New RMJHL commish talks job, future
Adrian Veideman called himself a late bloomer, which is likely part of the reason he was drawn to the idea of becoming the new commissioner of the Tier 3 Rocky Mountain Junior Hockey League.
That, and the fact that since he retired in 2016 with the Colorado Eagles after nine years as a professional hockey player, he’s wanted to find someway to stay connected with the sport that has consumed his life.
“When you are doing something for 30 years and then you stop doing it all of a sudden, there is this void that needs to be filled,” Veideman said. “The majority of players who move on to juniors and levels above, they are late bloomers. They need that extra year or two of experience, and that’s what this league provides.”
Veideman was hired in May to lead the third-year RMJHL, USA Hockey’s newest Tier 3 member. The league includes the Aspen Leafs, which in May hired Blake Hull — the son of Bobby and brother of Brett, both NHL legends — as head coach.
The Tier 3 league is designed to provide U20 players a segue from the club or high school level into the higher tiers, including at the university level.
“Everyone is in such a hurry to make the next level and make the jump, but a lot of these players aren’t ready at 18 or 19,” Veideman said. “If a player is putting in the work, no matter where he is putting it in, if he is producing somebody is going to find him.”
Veideman, 34, hails from British Columbia, Canada. He played junior hockey with the Salmon Arm Silverbacks, which as of last season is the British Columbia Hockey League affiliate of the RMJHL’s Steamboat Wranglers. After two seasons with the Silverbacks, he enrolled at Denver University and was part of the Pioneers’ back-to-back national championship teams in hockey in 2004 and 2005. He was DU’s captain during his senior season.
After nine years bouncing between teams in both North America and Europe, he called it quits in 2016 with the Eagles. He currently lives in Denver — his wife is from Littleton — where he is a residential real estate broker.
“I’ve seen some good leagues and some bad leagues, so it’s what can I take from each of those situations to try and progress this thing to where we are growing a product and a brand that is viable?” Veideman said. “It’s more exciting for me to be able to get my feet wet and really dive into what it takes to run a league.”

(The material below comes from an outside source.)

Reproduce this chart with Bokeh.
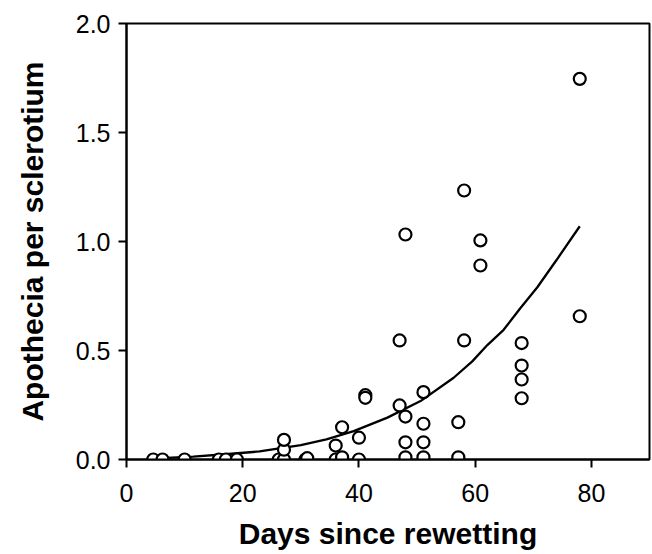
from bokeh.plotting import figure
from bokeh.models import Range1d, FixedTicker, ColumnDataSource
from bokeh.embed import file_html
from bokeh.resources import INLINE

# Observed points (days since rewetting, apothecia per sclerotium)
days = [4.6, 6.2, 10.0, 15.9, 17.1, 19.0, 26.2, 27.1, 27.1, 27.1,
        30.8, 31.1, 36.0, 36.0, 37.1, 37.1, 40.0, 40.0, 41.1, 41.1,
        47.0, 47.0, 48.0, 48.0, 48.0, 48.0, 51.1, 51.1, 51.1, 51.1,
        57.1, 57.1, 58.1, 58.1, 60.9, 60.9, 68.0, 68.0, 68.0, 68.0,
        78.0, 78.0]
apothecia = [0.0, 0.0, 0.0, 0.0, 0.0, 0.0, 0.0, 0.0, 0.045, 0.09,
             0.0, 0.006, 0.064, 0.0, 0.01, 0.148, 0.10, 0.0, 0.295, 0.283,
             0.546, 0.248, 1.032, 0.197, 0.079, 0.01, 0.309, 0.164, 0.079, 0.01,
             0.171, 0.01, 1.234, 0.546, 1.005, 0.89, 0.534, 0.431, 0.367, 0.281,
             1.746, 0.657]

# Fitted curve
curve_days = [5.0, 11.5, 17.0, 22.9, 30.0, 34.4, 39.1, 44.9, 50.6, 56.3,
              59.5, 62.1, 64.9, 67.8, 70.7, 74.0, 78.0]
curve_apothecia = [0.005, 0.013, 0.024, 0.037, 0.066, 0.092, 0.130, 0.192, 0.268, 0.375,
                   0.450, 0.525, 0.595, 0.695, 0.790, 0.915, 1.070]

x_ticks = [0, 20, 40, 60, 80]
y_ticks = [0.0, 0.5, 1.0, 1.5, 2.0]
y_tick_labels = ["0.0", "0.5", "1.0", "1.5", "2.0"]

p = figure(width=652, height=554, output_backend="svg", toolbar_location=None,
           x_range=Range1d(0, 90), y_range=Range1d(0, 2.0),
           min_border_left=126, min_border_right=3, min_border_top=23, min_border_bottom=95)

p.xgrid.visible = False
p.ygrid.visible = False
p.outline_line_color = "black"
p.outline_line_width = 2
p.outline_line_alpha = 1.0
p.background_fill_color = "white"
p.border_fill_color = "white"

p.line(curve_days, curve_apothecia, line_color="black", line_width=2.3)
src = ColumnDataSource(dict(x=days, y=apothecia))
p.scatter("x", "y", source=src, size=12, marker="circle", fill_color="white",
          line_color="black", line_width=2.2)

for ax in (p.xaxis[0], p.yaxis[0]):
    ax.axis_line_color = "black"
    ax.axis_line_width = 2
    ax.major_tick_line_color = "black"
    ax.major_tick_line_width = 2
    ax.major_tick_out = 8
    ax.major_tick_in = 0
    ax.minor_tick_line_color = None
    ax.major_label_text_font = "Liberation Sans"
    ax.major_label_text_font_size = "25px"
    ax.major_label_text_color = "black"
    ax.axis_label_text_font = "Liberation Sans"
    ax.axis_label_text_font_size = "30px"
    ax.axis_label_text_font_style = "bold"
    ax.axis_label_text_color = "black"

p.xaxis.ticker = FixedTicker(ticks=x_ticks)
p.yaxis.ticker = FixedTicker(ticks=y_ticks)
p.yaxis.major_label_overrides = {t: l for t, l in zip(y_ticks, y_tick_labels)}
p.xaxis.axis_label = "Days since rewetting"
p.yaxis.axis_label = "Apothecia per sclerotium"
p.xaxis.major_label_standoff = 16
p.xaxis.axis_label_standoff = 12
p.yaxis.major_label_standoff = 8
p.yaxis.axis_label_standoff = 24

open("out.html", "w").write(file_html(p, INLINE))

Veideman inherits a league that will have six teams when the season gets underway in the fall, up one from the past two seasons. Along with the Leafs, the Colorado Thunderbirds, Colorado Rampage and Pikes Peak Miners all enter their third season in the league. Steamboat will return for its second, while the Breckenridge Bolts are back as well. The Bolts were part of the league’s inaugural season, but poor management led to their hiatus this past winter.

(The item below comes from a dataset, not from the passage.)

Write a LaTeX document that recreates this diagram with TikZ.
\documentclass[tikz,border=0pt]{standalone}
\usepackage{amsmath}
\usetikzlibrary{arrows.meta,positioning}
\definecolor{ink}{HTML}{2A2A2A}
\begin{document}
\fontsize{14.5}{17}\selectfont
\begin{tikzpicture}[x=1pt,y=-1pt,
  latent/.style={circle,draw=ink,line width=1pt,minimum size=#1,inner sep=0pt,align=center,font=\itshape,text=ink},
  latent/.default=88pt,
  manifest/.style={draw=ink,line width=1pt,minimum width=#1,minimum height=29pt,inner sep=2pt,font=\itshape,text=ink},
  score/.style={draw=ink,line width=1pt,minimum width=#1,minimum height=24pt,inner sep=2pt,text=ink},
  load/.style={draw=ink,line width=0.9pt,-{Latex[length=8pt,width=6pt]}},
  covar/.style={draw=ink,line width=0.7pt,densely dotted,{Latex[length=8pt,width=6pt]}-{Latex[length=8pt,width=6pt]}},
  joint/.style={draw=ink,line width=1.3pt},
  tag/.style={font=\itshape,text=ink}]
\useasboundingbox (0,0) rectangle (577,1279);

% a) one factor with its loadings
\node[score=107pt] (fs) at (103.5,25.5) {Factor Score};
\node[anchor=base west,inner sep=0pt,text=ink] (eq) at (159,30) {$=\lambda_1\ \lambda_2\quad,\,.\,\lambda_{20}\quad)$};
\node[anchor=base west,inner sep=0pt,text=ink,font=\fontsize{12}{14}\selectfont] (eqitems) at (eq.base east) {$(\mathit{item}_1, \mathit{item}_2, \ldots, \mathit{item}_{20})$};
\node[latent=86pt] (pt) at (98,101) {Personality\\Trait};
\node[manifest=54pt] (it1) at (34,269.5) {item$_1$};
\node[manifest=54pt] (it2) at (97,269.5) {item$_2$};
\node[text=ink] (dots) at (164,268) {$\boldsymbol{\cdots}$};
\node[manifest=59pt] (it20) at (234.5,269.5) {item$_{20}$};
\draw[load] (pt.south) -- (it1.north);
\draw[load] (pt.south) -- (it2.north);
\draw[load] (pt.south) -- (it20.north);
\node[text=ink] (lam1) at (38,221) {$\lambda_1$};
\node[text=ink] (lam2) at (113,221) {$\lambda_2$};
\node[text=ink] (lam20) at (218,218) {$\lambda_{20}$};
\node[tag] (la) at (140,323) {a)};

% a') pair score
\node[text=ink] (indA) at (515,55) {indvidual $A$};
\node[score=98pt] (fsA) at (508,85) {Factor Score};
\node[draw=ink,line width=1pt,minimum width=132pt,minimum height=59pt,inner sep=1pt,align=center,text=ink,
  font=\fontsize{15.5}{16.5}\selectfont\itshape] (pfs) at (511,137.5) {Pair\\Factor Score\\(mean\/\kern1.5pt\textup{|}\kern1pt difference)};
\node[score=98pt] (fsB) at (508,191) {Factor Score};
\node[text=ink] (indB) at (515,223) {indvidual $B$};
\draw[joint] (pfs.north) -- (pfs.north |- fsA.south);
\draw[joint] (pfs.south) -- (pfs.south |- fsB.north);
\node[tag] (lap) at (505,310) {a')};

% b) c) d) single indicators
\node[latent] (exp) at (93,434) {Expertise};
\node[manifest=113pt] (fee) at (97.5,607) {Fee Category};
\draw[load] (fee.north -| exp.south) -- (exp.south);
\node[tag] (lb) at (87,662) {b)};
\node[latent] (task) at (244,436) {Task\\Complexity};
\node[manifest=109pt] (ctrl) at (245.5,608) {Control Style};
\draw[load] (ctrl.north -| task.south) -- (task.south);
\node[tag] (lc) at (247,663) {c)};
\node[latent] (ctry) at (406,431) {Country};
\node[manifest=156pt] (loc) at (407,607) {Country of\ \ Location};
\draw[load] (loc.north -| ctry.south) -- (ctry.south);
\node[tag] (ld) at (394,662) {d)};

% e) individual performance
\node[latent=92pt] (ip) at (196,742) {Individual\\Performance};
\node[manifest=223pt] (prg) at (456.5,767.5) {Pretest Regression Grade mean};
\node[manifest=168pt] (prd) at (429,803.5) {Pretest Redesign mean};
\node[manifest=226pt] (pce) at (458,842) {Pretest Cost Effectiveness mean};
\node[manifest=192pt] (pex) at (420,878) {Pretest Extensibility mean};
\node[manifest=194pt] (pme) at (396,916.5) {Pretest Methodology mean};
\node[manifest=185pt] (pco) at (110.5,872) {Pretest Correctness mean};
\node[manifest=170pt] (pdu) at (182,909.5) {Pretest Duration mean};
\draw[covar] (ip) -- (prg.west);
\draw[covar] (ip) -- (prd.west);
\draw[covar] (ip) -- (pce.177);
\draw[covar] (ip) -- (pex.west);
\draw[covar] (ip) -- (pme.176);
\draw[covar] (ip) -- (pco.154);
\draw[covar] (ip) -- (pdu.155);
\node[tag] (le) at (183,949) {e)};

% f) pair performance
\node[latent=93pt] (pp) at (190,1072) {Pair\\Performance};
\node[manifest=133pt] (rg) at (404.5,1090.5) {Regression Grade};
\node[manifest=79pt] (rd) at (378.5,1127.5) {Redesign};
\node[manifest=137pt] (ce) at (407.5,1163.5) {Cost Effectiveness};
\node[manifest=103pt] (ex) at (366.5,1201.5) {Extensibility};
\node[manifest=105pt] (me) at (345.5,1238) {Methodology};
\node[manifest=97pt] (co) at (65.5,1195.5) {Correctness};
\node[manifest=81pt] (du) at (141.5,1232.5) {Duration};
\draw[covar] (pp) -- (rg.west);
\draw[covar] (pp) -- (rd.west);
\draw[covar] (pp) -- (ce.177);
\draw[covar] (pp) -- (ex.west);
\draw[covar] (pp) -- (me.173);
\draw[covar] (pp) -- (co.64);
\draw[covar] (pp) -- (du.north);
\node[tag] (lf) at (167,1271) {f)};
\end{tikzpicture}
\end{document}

Veideman has a vision of seeing the RMJHL grow beyond the six teams set to take the ice this upcoming season and develop it into one of USA Hockey’s premier Tier 3 leagues.
Veideman plans to be visible this winter, going from town to town as he gets to know the teams, coaches, players and fanbases. Most of the changes he makes in his first year are likely only to be felt behind the scenes, but he did mention the league is close to adding a midseason all-star game, to be held in late January or early February.
“I’d like to see it grow into something where it becomes a self-sustained league,” Veideman said. “We want to see top coaches come to this league. We want to see the staff run their teams as professionally as possible and really treat our players with respect. The more we are able to do that, the more we are going to be able to draw in higher quality players and be viewed as one of the top Tier 3 leagues in the country.”